CDs haben es schwer – wer nicht zur LP zurückgekehrt ist, lädt Dateien aus dem Internet oder lässt gleich Algorithmen bestimmen, was „passt“. Der Titel dieser CD klingt zudem nach Wellness, Entspannung und Hintergrundmusik. Die Mühe des Kaufes wie die, den CD-Player zu suchen, lohnt: Der „Klang“ umfasst das Leben – auch seine Misstöne; Riess’ Texte sind die eines alten Mannes, der aber die Jugend nicht vergessen hat. Trauert er um die (am Ende) kurze Kinder- und Jugendzeit und klagt über Beschwerden seines Alters, ist er doch nie wehleidig. Wie es ist, dieses Leben: durchwachsen. Und, wie viele von uns sind: manchmal nostalgisch, aber auch neu-gierig, voll von Fragen und auf der Suche nach Antworten.

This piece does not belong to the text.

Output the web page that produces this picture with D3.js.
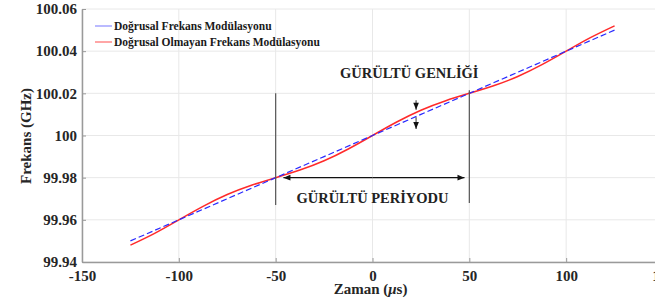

Manche Texte zeigen den bäuerlichen Hintergrund von Riess, den fränkischen die Aussprache, den auch seine Sprechschulung nicht ganz unhörbar macht. Klänge des Lebens in allen Gedichten, ungewohnte Theologie und Homiletik in poetischer Form. Das Ungefragte des Lebens, verborgen in der nie an die Schwalben gestellten Frage, wie ihre Reise war und was sie erlebt haben – bis sie nicht mehr kamen. Freude und Schmerz, Erinnern und die „verfluchte“ Vergesslichkeit haben ihren Platz, Hoffnungen, „ungestillte Sehnsucht“, Zweifel: „Wartet jemand auf mich?“ am Abend des Lebens. Am Ende aber ein „anderer Engel“ in dem Garten, der immer schon da war: „Komm nur!“ sagt er, eine Hoffnung, nicht Erlösung von den Fragen.
Zu all dem spielt Anne Kox-Schindelin auf der Harfe Stücke, deren Namen und Komponisten zu Recht genannt werden. Das ist nicht die beliebige Musik beim Friseur und im Supermarkt, aus unsichtbaren Lautsprechen tröpfelnd, die Stimmung macht zum Einkaufen oder Warten. Da gibt es Dur und Moll, laut und leise, fröhlich und getragen. Text und Musik fügen sich und wer sich aufs Hören einlässt, wird reich belohnt. Menschen, die das Evangelium verkünden, erhalten Anregung, wie Poesie in dieser Welt eine andere Welt erschafft, in der Platz ist für Wunder und Hoffnung, so viel Furcht und Elend und Erklärung und Technik auch ist in der Welt und im Leben. Die biblischen Andeutungen werden nicht alle verstehen – Raum, sie Unkundigen zu erschließen. Nur sollte der kluge Theologe, die einfühlsame Theologin die Poesie nicht durch zu viel Belehrung zerstören. Glaube braucht Spiel-Raum, Antwort den Raum der neuen Frage, Zweifel den Winkel, in dem Hoffnung wohnt. Dogmatik ist daraus nicht zu machen – nur der Mut des angefochtenen Glaubens.